begin Raw data
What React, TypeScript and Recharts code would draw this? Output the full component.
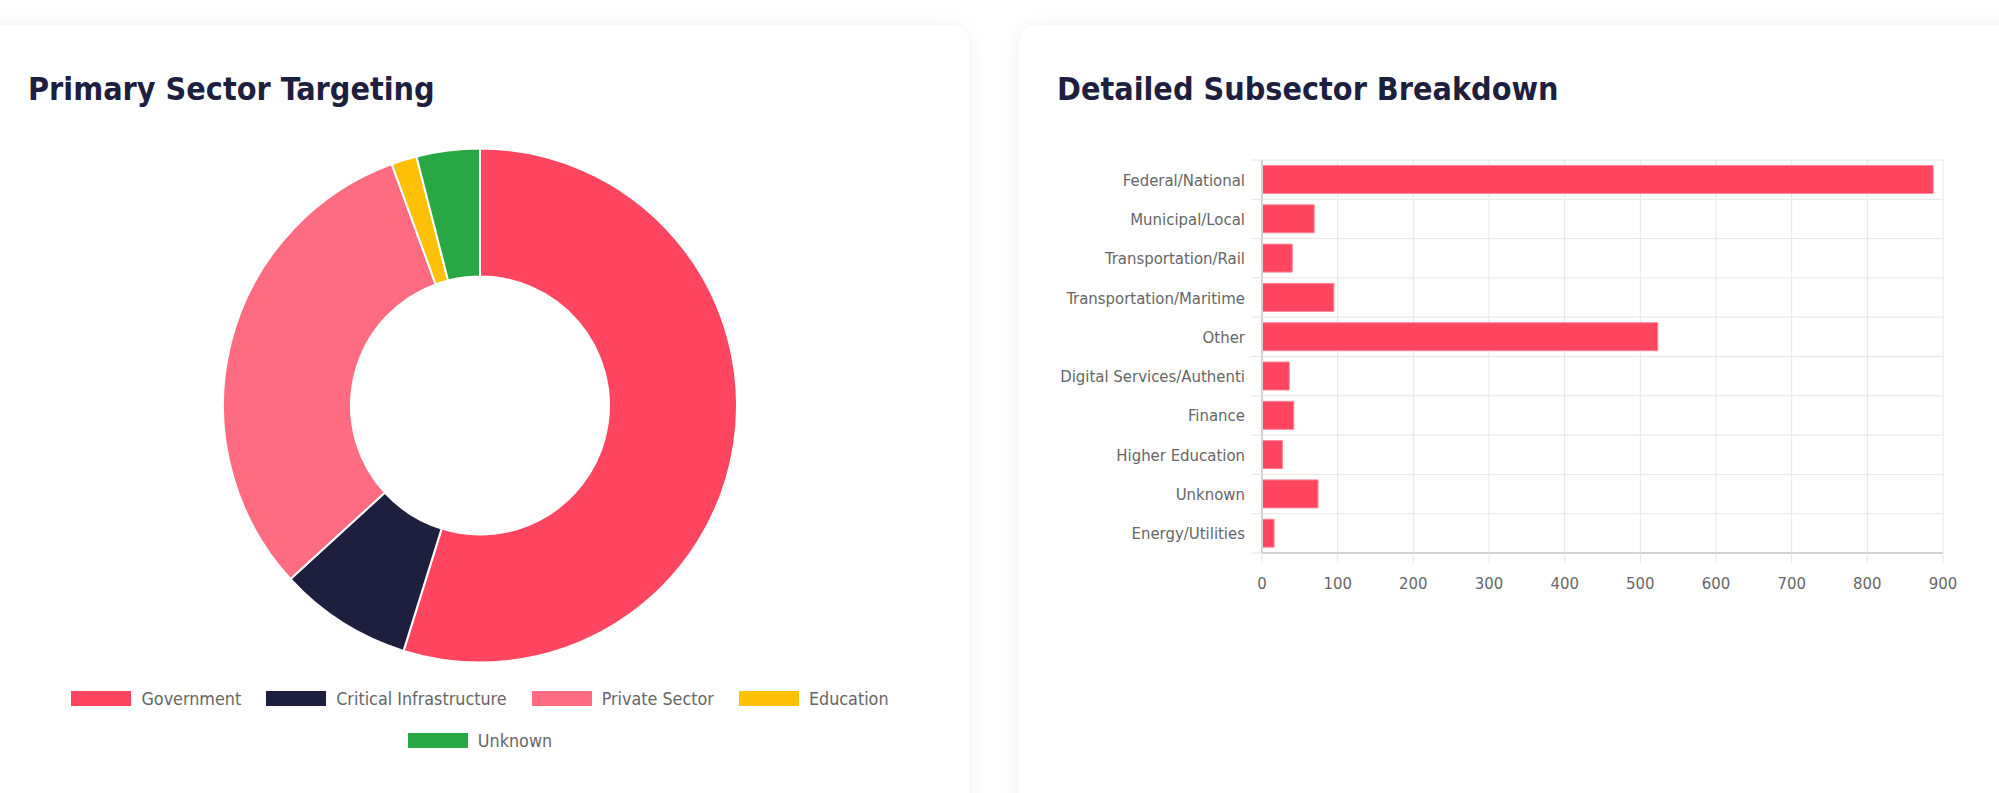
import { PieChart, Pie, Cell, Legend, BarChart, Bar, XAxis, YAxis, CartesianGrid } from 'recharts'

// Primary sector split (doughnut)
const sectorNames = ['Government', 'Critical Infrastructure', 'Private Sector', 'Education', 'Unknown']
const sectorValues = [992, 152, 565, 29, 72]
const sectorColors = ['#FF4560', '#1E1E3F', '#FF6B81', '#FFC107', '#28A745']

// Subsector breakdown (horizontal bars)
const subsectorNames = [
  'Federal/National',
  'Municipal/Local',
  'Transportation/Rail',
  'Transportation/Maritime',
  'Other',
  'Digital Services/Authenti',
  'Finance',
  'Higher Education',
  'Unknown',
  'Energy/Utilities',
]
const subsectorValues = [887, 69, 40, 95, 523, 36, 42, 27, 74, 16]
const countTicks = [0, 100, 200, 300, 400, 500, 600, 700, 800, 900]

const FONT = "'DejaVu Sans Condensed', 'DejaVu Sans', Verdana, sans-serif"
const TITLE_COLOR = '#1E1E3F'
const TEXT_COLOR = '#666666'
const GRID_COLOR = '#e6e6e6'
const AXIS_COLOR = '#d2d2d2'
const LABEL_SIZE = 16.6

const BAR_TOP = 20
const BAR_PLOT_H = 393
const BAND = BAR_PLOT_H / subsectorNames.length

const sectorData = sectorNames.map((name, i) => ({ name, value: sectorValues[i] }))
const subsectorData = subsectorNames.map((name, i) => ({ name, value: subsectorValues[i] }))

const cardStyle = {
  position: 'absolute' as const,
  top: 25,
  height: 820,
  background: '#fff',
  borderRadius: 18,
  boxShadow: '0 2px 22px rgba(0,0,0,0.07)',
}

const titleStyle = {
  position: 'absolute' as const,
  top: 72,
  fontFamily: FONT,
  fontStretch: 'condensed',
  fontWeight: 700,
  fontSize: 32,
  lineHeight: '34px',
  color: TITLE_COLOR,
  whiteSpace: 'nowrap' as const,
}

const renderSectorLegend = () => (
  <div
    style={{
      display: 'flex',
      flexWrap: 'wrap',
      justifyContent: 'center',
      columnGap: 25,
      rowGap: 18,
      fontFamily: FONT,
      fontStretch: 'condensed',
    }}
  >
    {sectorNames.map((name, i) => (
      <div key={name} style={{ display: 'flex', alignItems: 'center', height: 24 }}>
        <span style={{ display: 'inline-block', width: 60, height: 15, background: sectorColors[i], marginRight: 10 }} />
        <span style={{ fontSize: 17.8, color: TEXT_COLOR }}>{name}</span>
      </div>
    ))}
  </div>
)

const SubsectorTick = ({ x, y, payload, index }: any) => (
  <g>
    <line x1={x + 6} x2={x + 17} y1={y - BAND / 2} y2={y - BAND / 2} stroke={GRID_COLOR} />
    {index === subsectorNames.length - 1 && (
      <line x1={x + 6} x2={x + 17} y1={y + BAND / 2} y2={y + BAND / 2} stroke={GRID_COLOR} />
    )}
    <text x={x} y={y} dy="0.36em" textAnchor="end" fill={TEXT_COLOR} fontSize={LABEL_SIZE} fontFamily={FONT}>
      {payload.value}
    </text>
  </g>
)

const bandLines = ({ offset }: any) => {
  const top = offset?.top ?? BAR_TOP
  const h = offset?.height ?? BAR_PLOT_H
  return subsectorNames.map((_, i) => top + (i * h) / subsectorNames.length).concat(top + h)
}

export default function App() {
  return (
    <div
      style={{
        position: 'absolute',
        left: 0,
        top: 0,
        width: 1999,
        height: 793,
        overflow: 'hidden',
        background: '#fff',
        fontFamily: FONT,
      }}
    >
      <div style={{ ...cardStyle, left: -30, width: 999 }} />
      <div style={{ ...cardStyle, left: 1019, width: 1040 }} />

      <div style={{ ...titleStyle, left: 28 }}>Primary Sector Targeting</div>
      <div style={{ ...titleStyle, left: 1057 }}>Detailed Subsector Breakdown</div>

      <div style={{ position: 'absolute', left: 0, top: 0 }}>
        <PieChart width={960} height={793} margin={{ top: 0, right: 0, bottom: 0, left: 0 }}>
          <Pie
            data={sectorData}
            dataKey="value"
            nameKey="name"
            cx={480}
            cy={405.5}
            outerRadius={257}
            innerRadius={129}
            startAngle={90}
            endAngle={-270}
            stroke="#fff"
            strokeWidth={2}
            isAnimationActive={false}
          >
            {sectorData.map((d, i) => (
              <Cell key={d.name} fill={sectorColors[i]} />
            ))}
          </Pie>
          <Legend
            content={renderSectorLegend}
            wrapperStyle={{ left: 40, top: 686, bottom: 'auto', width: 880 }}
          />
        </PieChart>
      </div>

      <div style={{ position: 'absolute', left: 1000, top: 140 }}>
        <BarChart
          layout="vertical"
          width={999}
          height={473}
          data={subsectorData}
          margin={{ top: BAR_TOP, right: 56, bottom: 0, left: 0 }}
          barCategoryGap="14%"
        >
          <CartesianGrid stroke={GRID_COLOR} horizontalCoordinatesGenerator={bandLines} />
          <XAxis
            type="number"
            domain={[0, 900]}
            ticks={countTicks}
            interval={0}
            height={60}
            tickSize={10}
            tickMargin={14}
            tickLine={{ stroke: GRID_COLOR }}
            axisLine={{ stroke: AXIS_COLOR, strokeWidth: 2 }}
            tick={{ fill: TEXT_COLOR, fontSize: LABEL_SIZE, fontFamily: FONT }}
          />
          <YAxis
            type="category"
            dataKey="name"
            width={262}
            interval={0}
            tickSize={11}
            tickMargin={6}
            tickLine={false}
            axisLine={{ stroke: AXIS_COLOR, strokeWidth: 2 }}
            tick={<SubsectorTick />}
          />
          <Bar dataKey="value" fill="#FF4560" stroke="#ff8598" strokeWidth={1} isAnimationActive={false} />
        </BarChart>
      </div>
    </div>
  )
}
end Raw data
Pictures are excluded: retype only the lines from the beginning of the listing above through the line with "XAxis, YAxis, CartesianGrid", both included.

What React, TypeScript and Recharts code would draw this? Output the full component.
import { PieChart, Pie, Cell, Legend, BarChart, Bar, XAxis, YAxis, CartesianGrid } from 'recharts'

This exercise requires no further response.